Start of SOURCE MATERIAL

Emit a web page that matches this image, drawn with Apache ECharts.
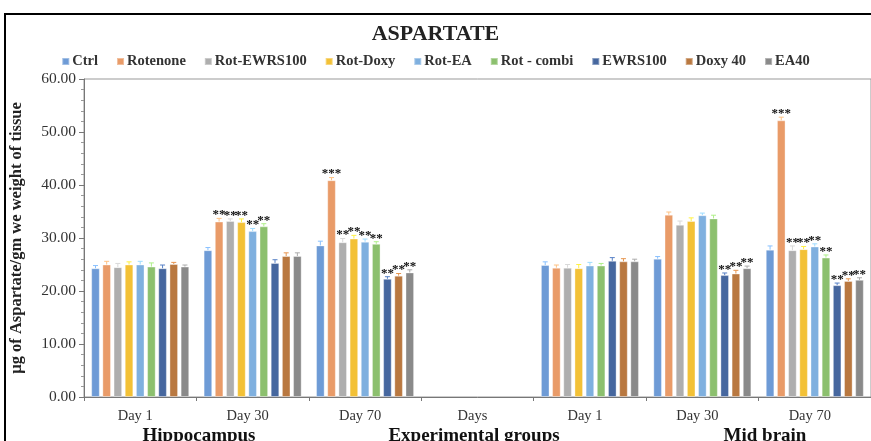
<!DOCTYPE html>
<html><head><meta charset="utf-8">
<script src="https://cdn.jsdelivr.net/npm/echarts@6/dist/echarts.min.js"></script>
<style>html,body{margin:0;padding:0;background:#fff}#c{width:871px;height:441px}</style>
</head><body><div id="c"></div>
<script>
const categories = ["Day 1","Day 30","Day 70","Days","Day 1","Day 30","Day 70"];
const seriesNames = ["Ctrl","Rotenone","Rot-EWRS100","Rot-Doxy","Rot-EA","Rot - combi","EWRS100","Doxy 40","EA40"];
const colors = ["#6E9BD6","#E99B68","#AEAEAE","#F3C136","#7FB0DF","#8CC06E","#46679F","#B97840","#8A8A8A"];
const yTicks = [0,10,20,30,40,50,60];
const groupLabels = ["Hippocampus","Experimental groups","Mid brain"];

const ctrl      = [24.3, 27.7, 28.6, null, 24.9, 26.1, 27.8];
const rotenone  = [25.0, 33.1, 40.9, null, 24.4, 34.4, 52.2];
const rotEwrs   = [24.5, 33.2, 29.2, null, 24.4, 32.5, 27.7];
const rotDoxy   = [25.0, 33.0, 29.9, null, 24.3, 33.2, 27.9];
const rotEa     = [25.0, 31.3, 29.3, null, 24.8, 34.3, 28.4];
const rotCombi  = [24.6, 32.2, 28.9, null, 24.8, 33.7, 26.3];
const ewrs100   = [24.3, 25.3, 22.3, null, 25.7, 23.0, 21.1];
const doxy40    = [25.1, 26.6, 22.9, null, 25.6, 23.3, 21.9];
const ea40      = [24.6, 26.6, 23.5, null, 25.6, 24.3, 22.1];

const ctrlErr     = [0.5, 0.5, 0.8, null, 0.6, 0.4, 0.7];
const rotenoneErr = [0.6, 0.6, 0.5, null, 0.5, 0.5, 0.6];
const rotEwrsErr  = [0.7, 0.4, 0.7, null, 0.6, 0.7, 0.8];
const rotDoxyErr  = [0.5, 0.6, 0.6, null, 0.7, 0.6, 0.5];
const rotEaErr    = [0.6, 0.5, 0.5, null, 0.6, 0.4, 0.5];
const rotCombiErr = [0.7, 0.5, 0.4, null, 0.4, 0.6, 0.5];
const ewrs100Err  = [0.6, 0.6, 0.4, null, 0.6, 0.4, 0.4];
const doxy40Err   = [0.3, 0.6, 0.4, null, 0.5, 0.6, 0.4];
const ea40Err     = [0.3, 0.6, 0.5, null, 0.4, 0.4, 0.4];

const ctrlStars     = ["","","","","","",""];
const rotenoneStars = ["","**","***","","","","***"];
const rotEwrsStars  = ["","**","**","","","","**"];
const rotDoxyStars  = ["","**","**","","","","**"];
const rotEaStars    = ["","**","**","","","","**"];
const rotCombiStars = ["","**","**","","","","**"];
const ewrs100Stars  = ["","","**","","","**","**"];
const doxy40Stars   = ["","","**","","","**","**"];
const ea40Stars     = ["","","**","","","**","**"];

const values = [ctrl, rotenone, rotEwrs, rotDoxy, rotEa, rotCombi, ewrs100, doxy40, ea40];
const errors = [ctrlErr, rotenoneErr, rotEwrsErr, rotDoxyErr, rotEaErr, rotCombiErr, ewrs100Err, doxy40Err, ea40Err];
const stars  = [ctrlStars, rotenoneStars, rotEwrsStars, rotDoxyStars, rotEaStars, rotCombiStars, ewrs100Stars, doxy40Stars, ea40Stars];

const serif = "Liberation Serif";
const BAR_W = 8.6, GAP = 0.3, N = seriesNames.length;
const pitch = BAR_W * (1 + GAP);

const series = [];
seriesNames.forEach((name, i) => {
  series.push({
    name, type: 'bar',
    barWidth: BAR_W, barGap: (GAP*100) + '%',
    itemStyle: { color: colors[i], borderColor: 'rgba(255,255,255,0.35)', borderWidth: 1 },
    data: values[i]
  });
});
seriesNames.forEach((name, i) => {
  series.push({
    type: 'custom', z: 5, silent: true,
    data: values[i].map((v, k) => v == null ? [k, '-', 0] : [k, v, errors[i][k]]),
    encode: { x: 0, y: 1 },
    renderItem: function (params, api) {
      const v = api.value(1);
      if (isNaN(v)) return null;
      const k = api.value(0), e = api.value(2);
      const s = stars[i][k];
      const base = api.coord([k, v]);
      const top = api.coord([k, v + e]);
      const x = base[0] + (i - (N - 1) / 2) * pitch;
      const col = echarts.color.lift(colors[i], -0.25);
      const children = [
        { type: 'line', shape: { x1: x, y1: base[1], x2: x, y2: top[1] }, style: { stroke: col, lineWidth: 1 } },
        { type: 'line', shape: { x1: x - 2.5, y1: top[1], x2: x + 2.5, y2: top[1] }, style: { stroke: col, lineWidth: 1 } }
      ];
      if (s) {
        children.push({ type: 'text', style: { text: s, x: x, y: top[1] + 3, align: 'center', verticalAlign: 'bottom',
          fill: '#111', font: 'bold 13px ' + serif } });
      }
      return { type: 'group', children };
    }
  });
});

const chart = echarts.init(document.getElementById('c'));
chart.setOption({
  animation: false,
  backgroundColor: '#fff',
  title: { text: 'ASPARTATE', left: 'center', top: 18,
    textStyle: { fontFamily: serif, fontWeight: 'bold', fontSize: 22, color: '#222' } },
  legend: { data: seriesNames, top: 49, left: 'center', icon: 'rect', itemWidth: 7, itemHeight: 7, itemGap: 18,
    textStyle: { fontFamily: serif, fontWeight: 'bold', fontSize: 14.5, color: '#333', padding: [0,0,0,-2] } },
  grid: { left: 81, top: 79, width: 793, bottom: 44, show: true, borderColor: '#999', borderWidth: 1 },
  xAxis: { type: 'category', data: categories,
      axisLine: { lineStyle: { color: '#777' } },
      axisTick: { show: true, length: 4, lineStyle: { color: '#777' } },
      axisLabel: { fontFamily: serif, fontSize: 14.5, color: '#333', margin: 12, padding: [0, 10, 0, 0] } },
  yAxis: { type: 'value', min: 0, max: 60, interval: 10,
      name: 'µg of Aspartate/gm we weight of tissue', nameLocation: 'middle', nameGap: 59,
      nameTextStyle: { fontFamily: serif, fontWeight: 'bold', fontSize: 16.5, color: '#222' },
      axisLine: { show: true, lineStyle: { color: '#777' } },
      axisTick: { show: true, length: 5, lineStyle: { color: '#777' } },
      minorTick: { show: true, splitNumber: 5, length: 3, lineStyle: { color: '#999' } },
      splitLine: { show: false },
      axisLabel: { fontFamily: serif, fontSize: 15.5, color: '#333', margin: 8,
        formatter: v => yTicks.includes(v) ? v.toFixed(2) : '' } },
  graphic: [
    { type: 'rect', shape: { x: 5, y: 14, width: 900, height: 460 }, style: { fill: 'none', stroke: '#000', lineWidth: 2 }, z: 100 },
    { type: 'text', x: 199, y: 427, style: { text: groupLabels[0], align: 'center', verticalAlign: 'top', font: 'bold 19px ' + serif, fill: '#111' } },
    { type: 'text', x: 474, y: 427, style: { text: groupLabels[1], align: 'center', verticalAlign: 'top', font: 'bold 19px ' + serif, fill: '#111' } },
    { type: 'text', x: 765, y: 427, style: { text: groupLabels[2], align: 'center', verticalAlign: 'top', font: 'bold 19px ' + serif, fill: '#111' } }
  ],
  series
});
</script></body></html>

End of SOURCE MATERIAL

WHAT IS BEING ASKED – Go through the listing above and quote it exactly, apart from its images.

EXERCISE ANSWER –
Emit a web page that matches this image, drawn with Apache ECharts.
<!DOCTYPE html>
<html><head><meta charset="utf-8">
<script src="https://cdn.jsdelivr.net/npm/echarts@6/dist/echarts.min.js"></script>
<style>html,body{margin:0;padding:0;background:#fff}#c{width:871px;height:441px}</style>
</head><body><div id="c"></div>
<script>
const categories = ["Day 1","Day 30","Day 70","Days","Day 1","Day 30","Day 70"];
const seriesNames = ["Ctrl","Rotenone","Rot-EWRS100","Rot-Doxy","Rot-EA","Rot - combi","EWRS100","Doxy 40","EA40"];
const colors = ["#6E9BD6","#E99B68","#AEAEAE","#F3C136","#7FB0DF","#8CC06E","#46679F","#B97840","#8A8A8A"];
const yTicks = [0,10,20,30,40,50,60];
const groupLabels = ["Hippocampus","Experimental groups","Mid brain"];

const ctrl      = [24.3, 27.7, 28.6, null, 24.9, 26.1, 27.8];
const rotenone  = [25.0, 33.1, 40.9, null, 24.4, 34.4, 52.2];
const rotEwrs   = [24.5, 33.2, 29.2, null, 24.4, 32.5, 27.7];
const rotDoxy   = [25.0, 33.0, 29.9, null, 24.3, 33.2, 27.9];
const rotEa     = [25.0, 31.3, 29.3, null, 24.8, 34.3, 28.4];
const rotCombi  = [24.6, 32.2, 28.9, null, 24.8, 33.7, 26.3];
const ewrs100   = [24.3, 25.3, 22.3, null, 25.7, 23.0, 21.1];
const doxy40    = [25.1, 26.6, 22.9, null, 25.6, 23.3, 21.9];
const ea40      = [24.6, 26.6, 23.5, null, 25.6, 24.3, 22.1];

const ctrlErr     = [0.5, 0.5, 0.8, null, 0.6, 0.4, 0.7];
const rotenoneErr = [0.6, 0.6, 0.5, null, 0.5, 0.5, 0.6];
const rotEwrsErr  = [0.7, 0.4, 0.7, null, 0.6, 0.7, 0.8];
const rotDoxyErr  = [0.5, 0.6, 0.6, null, 0.7, 0.6, 0.5];
const rotEaErr    = [0.6, 0.5, 0.5, null, 0.6, 0.4, 0.5];
const rotCombiErr = [0.7, 0.5, 0.4, null, 0.4, 0.6, 0.5];
const ewrs100Err  = [0.6, 0.6, 0.4, null, 0.6, 0.4, 0.4];
const doxy40Err   = [0.3, 0.6, 0.4, null, 0.5, 0.6, 0.4];
const ea40Err     = [0.3, 0.6, 0.5, null, 0.4, 0.4, 0.4];

const ctrlStars     = ["","","","","","",""];
const rotenoneStars = ["","**","***","","","","***"];
const rotEwrsStars  = ["","**","**","","","","**"];
const rotDoxyStars  = ["","**","**","","","","**"];
const rotEaStars    = ["","**","**","","","","**"];
const rotCombiStars = ["","**","**","","","","**"];
const ewrs100Stars  = ["","","**","","","**","**"];
const doxy40Stars   = ["","","**","","","**","**"];
const ea40Stars     = ["","","**","","","**","**"];

const values = [ctrl, rotenone, rotEwrs, rotDoxy, rotEa, rotCombi, ewrs100, doxy40, ea40];
const errors = [ctrlErr, rotenoneErr, rotEwrsErr, rotDoxyErr, rotEaErr, rotCombiErr, ewrs100Err, doxy40Err, ea40Err];
const stars  = [ctrlStars, rotenoneStars, rotEwrsStars, rotDoxyStars, rotEaStars, rotCombiStars, ewrs100Stars, doxy40Stars, ea40Stars];

const serif = "Liberation Serif";
const BAR_W = 8.6, GAP = 0.3, N = seriesNames.length;
const pitch = BAR_W * (1 + GAP);

const series = [];
seriesNames.forEach((name, i) => {
  series.push({
    name, type: 'bar',
    barWidth: BAR_W, barGap: (GAP*100) + '%',
    itemStyle: { color: colors[i], borderColor: 'rgba(255,255,255,0.35)', borderWidth: 1 },
    data: values[i]
  });
});
seriesNames.forEach((name, i) => {
  series.push({
    type: 'custom', z: 5, silent: true,
    data: values[i].map((v, k) => v == null ? [k, '-', 0] : [k, v, errors[i][k]]),
    encode: { x: 0, y: 1 },
    renderItem: function (params, api) {
      const v = api.value(1);
      if (isNaN(v)) return null;
      const k = api.value(0), e = api.value(2);
      const s = stars[i][k];
      const base = api.coord([k, v]);
      const top = api.coord([k, v + e]);
      const x = base[0] + (i - (N - 1) / 2) * pitch;
      const col = echarts.color.lift(colors[i], -0.25);
      const children = [
        { type: 'line', shape: { x1: x, y1: base[1], x2: x, y2: top[1] }, style: { stroke: col, lineWidth: 1 } },
        { type: 'line', shape: { x1: x - 2.5, y1: top[1], x2: x + 2.5, y2: top[1] }, style: { stroke: col, lineWidth: 1 } }
      ];
      if (s) {
        children.push({ type: 'text', style: { text: s, x: x, y: top[1] + 3, align: 'center', verticalAlign: 'bottom',
          fill: '#111', font: 'bold 13px ' + serif } });
      }
      return { type: 'group', children };
    }
  });
});

const chart = echarts.init(document.getElementById('c'));
chart.setOption({
  animation: false,
  backgroundColor: '#fff',
  title: { text: 'ASPARTATE', left: 'center', top: 18,
    textStyle: { fontFamily: serif, fontWeight: 'bold', fontSize: 22, color: '#222' } },
  legend: { data: seriesNames, top: 49, left: 'center', icon: 'rect', itemWidth: 7, itemHeight: 7, itemGap: 18,
    textStyle: { fontFamily: serif, fontWeight: 'bold', fontSize: 14.5, color: '#333', padding: [0,0,0,-2] } },
  grid: { left: 81, top: 79, width: 793, bottom: 44, show: true, borderColor: '#999', borderWidth: 1 },
  xAxis: { type: 'category', data: categories,
      axisLine: { lineStyle: { color: '#777' } },
      axisTick: { show: true, length: 4, lineStyle: { color: '#777' } },
      axisLabel: { fontFamily: serif, fontSize: 14.5, color: '#333', margin: 12, padding: [0, 10, 0, 0] } },
  yAxis: { type: 'value', min: 0, max: 60, interval: 10,
      name: 'µg of Aspartate/gm we weight of tissue', nameLocation: 'middle', nameGap: 59,
      nameTextStyle: { fontFamily: serif, fontWeight: 'bold', fontSize: 16.5, color: '#222' },
      axisLine: { show: true, lineStyle: { color: '#777' } },
      axisTick: { show: true, length: 5, lineStyle: { color: '#777' } },
      minorTick: { show: true, splitNumber: 5, length: 3, lineStyle: { color: '#999' } },
      splitLine: { show: false },
      axisLabel: { fontFamily: serif, fontSize: 15.5, color: '#333', margin: 8,
        formatter: v => yTicks.includes(v) ? v.toFixed(2) : '' } },
  graphic: [
    { type: 'rect', shape: { x: 5, y: 14, width: 900, height: 460 }, style: { fill: 'none', stroke: '#000', lineWidth: 2 }, z: 100 },
    { type: 'text', x: 199, y: 427, style: { text: groupLabels[0], align: 'center', verticalAlign: 'top', font: 'bold 19px ' + serif, fill: '#111' } },
    { type: 'text', x: 474, y: 427, style: { text: groupLabels[1], align: 'center', verticalAlign: 'top', font: 'bold 19px ' + serif, fill: '#111' } },
    { type: 'text', x: 765, y: 427, style: { text: groupLabels[2], align: 'center', verticalAlign: 'top', font: 'bold 19px ' + serif, fill: '#111' } }
  ],
  series
});
</script></body></html>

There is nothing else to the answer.